No es momento de volver sobre los términos en que se ha producido la encendida controversia sobre tales cláusulas, pero no está de más recordar ahora que estas previsiones encierran pactos limitativos de la variación de los tipos de interés, incorporados al diseño de las operaciones bancarias activas con la finalidad de que los bancos maximicen a un tiempo la probabilidad de la recuperación y la suficiencia de la remuneración.

Su función económica no es otra que la de asegurar un rendimiento mínimo del activo (el préstamo) que permita recuperar los costes de producción y mantenimiento en los que incurre el Banco en la concesión del crédito: el coste del dinero, que cuando se obtiene en el mercado minorista presenta resistencias a bajar a partir de un determinado rango de interés (coste inelástico relativo), y el coste de la estructura necesaria para producir y administrar los préstamos, que se genera con independencia de la fluctuación del precio del dinero. Y su función sistémica, la de hacer posible que en tiempos de anormales e impredecibles reducciones de los tipos de interés las entidades de crédito puedan seguir haciendo frente al pago de su pasivo.
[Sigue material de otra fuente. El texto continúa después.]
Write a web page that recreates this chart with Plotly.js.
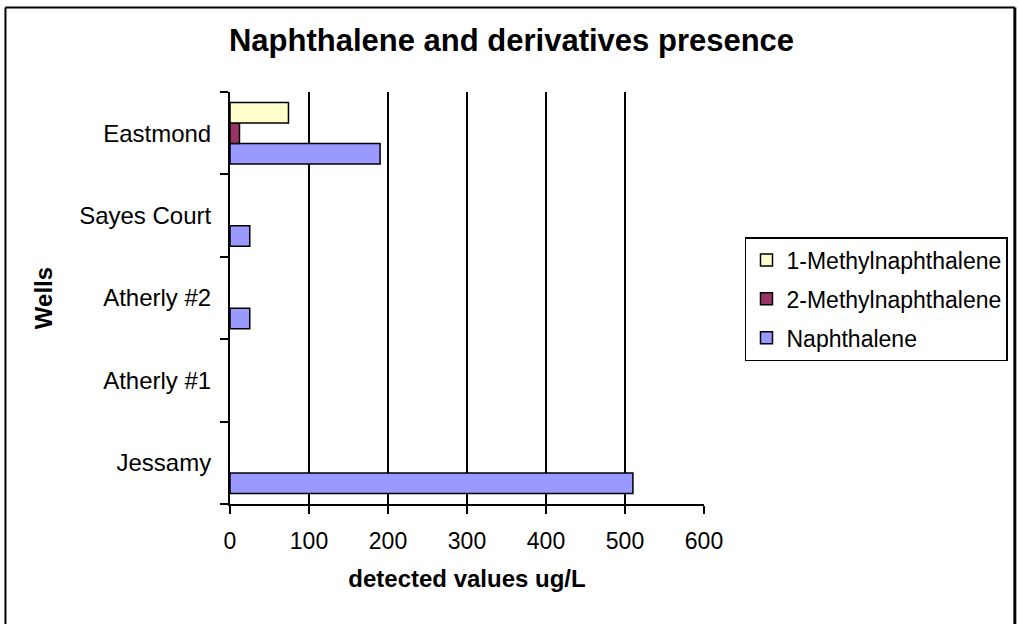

Sin embargo, la cláusula suelo no ha logrado superar el test de abusividad’ o el test de transparencia, y se encuentra hoy prácticamente proscrita. En este nuevo escenario, la función que las acotaciones cumplían en los contratos de préstamo comienzan a cumplirse por medios distintos, muy posiblemente a través de significativos incrementos de los spreads. Junto a ello, los “ingenieros contractuales” han creído necesario conjurar el riesgo de que la falta de un suelo pueda comportar un cambio de papeles en el contrato que termine penalizando a las entidades de crédito. La pregunta que les ha asaltado es muy sencilla: ¿y si los intereses variables descienden por debajo de cero? Para una mentalidad matemática, un interés negativo obligaría al banco a retribuir al cliente. Para una mentalidad jurídica, no, o al menos no siempre.

Es esta mentalidad matemática la que explica que en ciertas escrituras de hipoteca se empiece a leer, con alguna perplejidad, una declaración que más o menos viene a decir lo siguiente: “Se hace constar expresamente que a pesar de que el tipo de interés de esta operación crediticia es variable, la parte deudora nunca se beneficiará de descensos del tipo de interés aplicable por debajo del cero (0,00), por lo que en ningún caso podrán devengarse intereses a favor del deudor”. Pero la prevención, que es innecesaria, termina resultando extravagante.

Porque, en efecto, si el sentido común enseña que pactándose un interés variable libre –esto es, sin acotaciones mínimas ni máximas– el suelo está en el cero y el techo puede alcanzar los cielos, el sentido jurídico dice que el contrato de préstamo puede ser gratuito u oneroso, según se hayan pactado o no intereses a favor del prestamista, pero nunca podrá ser un contrato retribuido para el prestatario, salvo que se transformara su naturaleza jurídica y se convirtiera, bien en un contrato de cuenta corriente con intereses pactados a favor de ambas partes, bien en un depósito retribuido.

La naturaleza del contrato de préstamo –un contrato por el que una parte entrega a la otra dinero u otra cosa fungible con condición de devolver otro tanto de la misma especie y calidad (art. 1.740 del CC)– hace inútiles tales prevenciones, por más que la Dirección General de los Registros y del Notariado, con gran benevolencia, haya señalado que “no constituye una cláusula suelo del cero por ciento sino una cláusula aclaratoria de la naturaleza del contrato de préstamo que se firma, ya que aunque no existiera, éste no podría generar intereses negativos porque en tal caso vería alterada su naturaleza jurídica” (Res. de 8 de octubre de 2015). Pero más allá de esta benevolencia, es claro que una cláusula suelo-cero no puede tener la consideración de cláusula suelo, ni en el plano conceptual ni en el plano de la protección de los consumidores. Lo que es un misterio para los matemáticos, representa una evidencia para los juristas.